At 6 to 12 months, an actively marketing provider typically has 15 to 30 clients and generates $1,500 to $4,000 in monthly recurring revenue. At this stage, you’re likely spending 15 to 25 hours per week on actual payroll work, client onboarding, and support. Some providers reach $5,000 to $8,000 monthly revenue within a year if they have strong sales or referral channels.

An established payroll business (2+ years, 50+ clients) typically generates $5,000 to $15,000 per month in revenue, which translates to $30,000 to $60,000 in annual profit after expenses and software costs. At this scale, you’re likely spending 20 to 30 hours per week on the business. Beyond this point, growth requires hiring staff or scaling through partnerships. Very few solo operators exceed $100,000 annual profit without significant operational changes.

Why People Start a Payroll Services Business

Recurring Revenue Model

Payroll is a monthly necessity, not a one-time purchase. Once you sign a client, they pay you month after month, often for years. This predictability makes income forecasting possible and reduces the sales pressure of constantly finding new customers. Recurring revenue is valuable because it compounds—each new client adds to your baseline.

Low Barrier to Entry

You don’t need a license to offer payroll services in most states. You don’t need to stock inventory or lease a physical office. Starting costs are low: a computer, payroll software ($50 to $200 monthly), liability insurance, and basic business registration. Some people start part-time from home. This makes it accessible to people without significant capital.

Stable, Predictable Work

Unlike some service businesses, payroll work has clear deadlines and predictable volume. You know when payroll runs, when taxes are due, and roughly how much time each client requires. This appeals to people who prefer structure over unpredictability. You’re not waiting for random client requests—the calendar tells you what needs to happen and when.

Steady Demand from Small Business

Small businesses need payroll processed, and many don’t have internal accounting staff. They want to outsource this work to someone they trust. As long as businesses have employees, payroll services will be in demand. Economic downturns reduce the number of employees (and thus clients), but they don’t eliminate the need.

Opportunity to Build Client Relationships

Over time, you become a trusted financial advisor to your clients. You see their payroll data, understand their cash flow, and can offer related services—bookkeeping, tax prep, HR consulting. This allows you to upsell and deepen relationships beyond basic payroll, increasing client lifetime value.

What You Need to Get Started

  • A reliable computer and internet connection
  • Payroll software subscription ($50 to $300 monthly depending on the platform)
  • Business registration and an EIN from the IRS
  • General liability and professional liability insurance ($500 to $1,500 annually)
  • A basic understanding of federal and state payroll tax rules
  • A system for client communication and data management
  • Knowledge of the payroll platforms you’ll support (ADP, Gusto, QuickBooks Payroll, or similar)

Your initial startup costs are relatively modest—expect $1,000 to $3,000 to get established, depending on your software choices and insurance needs.

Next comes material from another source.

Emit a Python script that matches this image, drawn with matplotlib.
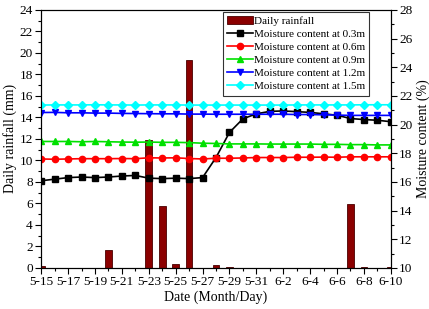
import numpy as np
import matplotlib.pyplot as plt
from matplotlib.ticker import MultipleLocator

plt.rcParams['font.family'] = ['Liberation Serif', 'DejaVu Serif']
plt.rcParams['font.size'] = 9.5

# dias a partir de 5-15 (0) ate 6-10 (26)
dias = np.arange(27)
rotulos = ['5-15', '5-17', '5-19', '5-21', '5-23', '5-25', '5-27', '5-29',
           '5-31', '6-2', '6-4', '6-6', '6-8', '6-10']

chuva = [0.15, 0, 0, 0, 0, 1.7, 0, 0, 11.9, 5.75, 0.35, 19.35, 0, 0.3, 0.1,
         0, 0, 0, 0, 0, 0, 0, 0, 5.95, 0.1, 0, 0.1]

umid_03 = [16.08, 16.19, 16.3, 16.34, 16.3, 16.34, 16.41, 16.45, 16.26, 16.23,
           16.26, 16.23, 16.3, 17.7, 19.45, 20.4, 20.75, 20.92, 20.95, 20.9,
           20.85, 20.75, 20.65, 20.42, 20.35, 20.3, 20.2]
umid_06 = [17.6, 17.58, 17.6, 17.62, 17.62, 17.62, 17.63, 17.62, 17.68, 17.67,
           17.68, 17.63, 17.6, 17.65, 17.65, 17.67, 17.7, 17.7, 17.7, 17.72,
           17.72, 17.73, 17.72, 17.75, 17.75, 17.75, 17.75]
umid_09 = [18.82, 18.82, 18.82, 18.8, 18.82, 18.8, 18.78, 18.77, 18.78, 18.76,
           18.76, 18.74, 18.7, 18.68, 18.65, 18.65, 18.65, 18.64, 18.64, 18.64,
           18.64, 18.62, 18.62, 18.6, 18.6, 18.58, 18.58]
umid_12 = [20.84, 20.85, 20.82, 20.82, 20.8, 20.8, 20.78, 20.77, 20.76, 20.75,
           20.75, 20.73, 20.73, 20.72, 20.72, 20.72, 20.72, 20.72, 20.72, 20.7,
           20.7, 20.68, 20.66, 20.64, 20.64, 20.64, 20.64]
umid_15 = [21.36, 21.37, 21.37, 21.37, 21.38, 21.37, 21.37, 21.36, 21.37, 21.37,
           21.37, 21.36, 21.36, 21.36, 21.36, 21.36, 21.36, 21.36, 21.36, 21.37,
           21.37, 21.37, 21.37, 21.37, 21.38, 21.38, 21.38]

fig = plt.figure(figsize=(4.29, 3.09), dpi=100)
ax1 = fig.add_axes([0.096, 0.133, 0.815, 0.835])
ax2 = ax1.twinx()

barras = ax1.bar(dias, chuva, width=0.5, color='#8b0000', edgecolor='#4a0000',
                 linewidth=0.6, label='Daily rainfall')

series = [
    (umid_03, 'black', 's', 'Moisture content at 0.3m'),
    (umid_06, 'red', 'o', 'Moisture content at 0.6m'),
    (umid_09, '#00e000', '^', 'Moisture content at 0.9m'),
    (umid_12, '#0000ff', 'v', 'Moisture content at 1.2m'),
    (umid_15, '#00ffff', 'D', 'Moisture content at 1.5m'),
]
linhas = []
for valores, cor, marc, nome in series:
    l, = ax2.plot(dias, valores, color=cor, marker=marc, markersize=4.5,
                  linewidth=1.2, label=nome)
    linhas.append(l)

ax1.set_xlim(0, 26)
ax1.set_ylim(0, 24)
ax2.set_ylim(10, 28)
ax1.set_xticks(np.arange(0, 27, 2))
ax1.set_xticklabels(rotulos)
ax1.xaxis.set_minor_locator(MultipleLocator(1))
ax1.yaxis.set_major_locator(MultipleLocator(2))
ax1.yaxis.set_minor_locator(MultipleLocator(1))
ax2.yaxis.set_major_locator(MultipleLocator(2))
ax2.yaxis.set_minor_locator(MultipleLocator(1))
for ax in (ax1, ax2):
    ax.tick_params(which='major', length=4, width=0.8, pad=2)
    ax.tick_params(which='minor', length=2, width=0.8)

ax1.set_xlabel('Date (Month/Day)', fontsize=10, labelpad=2)
ax1.set_ylabel('Daily rainfall (mm)', fontsize=10, labelpad=2)
ax2.set_ylabel('Moisture content (%)', fontsize=10, labelpad=3)

leg = ax2.legend([barras] + linhas,
                 ['Daily rainfall'] + [s[3] for s in series],
                 loc='upper right', bbox_to_anchor=(0.943, 1.0),
                 fontsize=8, frameon=True, fancybox=False, edgecolor='black',
                 handlelength=2.3, handletextpad=0.1, borderpad=0.4,
                 labelspacing=0.3, borderaxespad=0.15)
leg.get_frame().set_linewidth(0.8)

fig.savefig('out.png', dpi=100)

There’s no physical inventory, no warehouse, no complex equipment. For more detail on specific startup costs and the equipment you’ll need, see our startup costs page.

Is This Business Right for You?

A payroll services business works if you want recurring revenue, prefer administrative and compliance work, can maintain consistent schedules, and enjoy working with small business owners. It’s a legitimate business that solves a real problem, but it’s not glamorous, fast-growing, or highly scalable without hiring staff.

If you’re detail-oriented, comfortable with software, willing to learn tax rules, and want a business that generates steady monthly income, this could be a strong fit. If you need high income immediately or prefer creative work over compliance, look for a different business model.